Let $H$ be a subgroup of a finitely generated torsion free abelian group $G$. Let $H$ be non-trivial. Let $y_1, \dots, y_n$ be a basis of $G$. For any $h = \sum a_i y_i \in H$ set $d(h) = \gcd(a_1, \dots, a_n)$. This does not depend on the chosen basis.
How do I show that the change of basis matrix $P$ has determinant $\pm 1$? Since that is used in the proof in Cohen H. Number Theory vol 1.
On
Assume that $P$ is an integer change of basis matrix. Then $P x = y$, where $x, y$ are two basis vectors. Let $x = Qy$. Then $PQ y = y \implies (PQ - I) y = 0$. But by a previous lemma, there are no nontrivial solutions $(a_i)$ for $\sum_{i=1}^n a_i y_i = 0$, thus $PQ - I = 0$.

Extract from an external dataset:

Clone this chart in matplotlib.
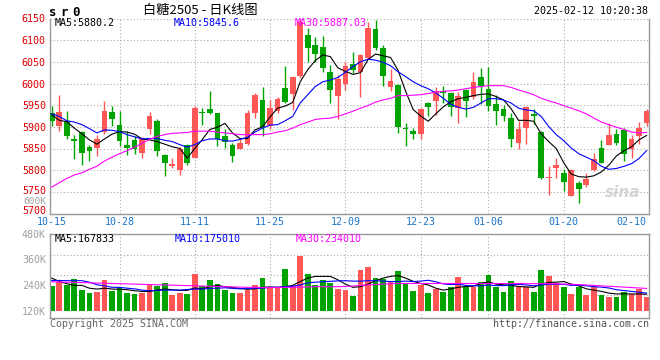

Since $\det : M_n(\Bbb{Z}) \to \Bbb{Z}$ is multiplicative we have $\det(P)\det(Q) = 1$, which gives the result.
You can avoid matrices altogether by finding a basis-independent definition.
Consider the set $M$ of all homomorphisms $G\to \mathbb Z$. Then define $D(h)$ for $h\neq 0$ as:
$$D(h)=\min_{\{\phi\in M\mid \phi(h)>0\}} \phi(h)$$
Define $D(0)=0$.
Now if $h=a_1y_1+\cdots + a_ny_n$, then we see that $d(h)\mid D(h)$, since any common divisor of the $a_i$ must be a divisor of $\phi(h)=\sum a_i\phi(y_i).$
On the other hand, we can find $u_1,\dots,u_n\in\mathbb Z$ so that $a_1u_1+\cdots+a_nu_n=\gcd(a_1,\dots,a_n)=d(h).$ Then we can define $\phi\in M$ as $\phi(y_i)=u_i.$ So we have $\phi(h)=d(h)$, which then means that $D(h)\leq d(h).$
So we get that $D(h)=d(h)$ when $h\neq 0$ and $D(0)=0=d(0).$
But $D(h)$ is defined independent of the basis, so $d(h)$ is independent of the basis.
This all requires that a finitely generated torsion-free abelian group is a free abelian group (which is true, but may require proof.) (Free abelian lets you define the $\phi$ based on the $u_i$.)
This theorem and proof is true for any free abelian group, including infinitely-generated free abelian groups.